I created a multiindex
fields = ['time','open','high','low','close','volume','numEvents','value']
midx = pd.MultiIndex.from_product([security_name'], fields], names=['security', 'field'])
and for a start, tried to apply that multiindex to the dataframe I get from reading the data from csv (by creating a new dataframe and adding the index)
for c in eqty_names_list:
midx = pd.MultiIndex.from_product([[c], fields], names=['security', 'field'])
df_temp = pd.read_csv('{}{}.csv'.format(path, c))
df_temp = pd.DataFrame(df_temp, columns=midx, index=df_temp['time'])
df_temp.df_name = c
all_dfs.append(df_temp)
However, the new dataframe only contains nan
security 1_HK
field time open high low close volume
time
NaN NaN NaN NaN NaN NaN NaN
Also, it still contains a column for time, although I tried to make that the index (so that I can later join all the other dataframes for other stocks by index to get the aggregated dataframe).

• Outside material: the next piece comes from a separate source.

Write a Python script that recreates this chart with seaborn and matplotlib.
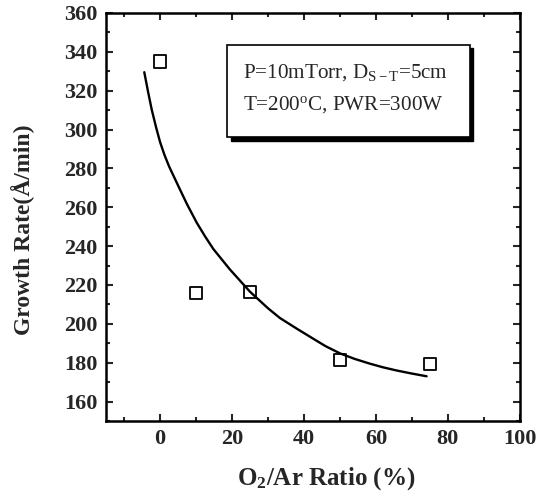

How can I apply the multiindex to the dataframe without losing my data and then later join the dataframes looking like this
security 1_HK
field time open high low close volume
time
to create something like (note hierarchy field and security are switched)
field time open high ...
security 1_HK 2_HK ... 1_HK 2_HK ... ...
time
Upvotes: 2
Views: 208
Reputation: 863156
I think you can first get all files to list files
, then with list comprehension get all DataFrames and concat
them by columns (axis=1)
. If add parameter keys
, you get Multiindex
in columns:
Files:
import pandas as pd
import glob
files = glob.glob('files/*.csv')
dfs = [pd.read_csv(fp) for fp in files]
eqty_names_list = ['hk1','hk2','hk3']
df = pd.concat(dfs, keys=eqty_names_list, axis=1)
print (df)
hk1 hk2 hk3
a b c a b c a b c
0 0 1 2 0 9 6 0 7 1
1 1 5 8 1 6 4 1 3 2
Last need swaplevel
and sort_index
:
df.columns = df.columns.swaplevel(0,1)
df = df.sort_index(axis=1)
print (df)
a b c
hk1 hk2 hk3 hk1 hk2 hk3 hk1 hk2 hk3
0 0 0 0 1 9 7 2 6 1
1 1 1 1 5 6 3 8 4 2
Upvotes: 2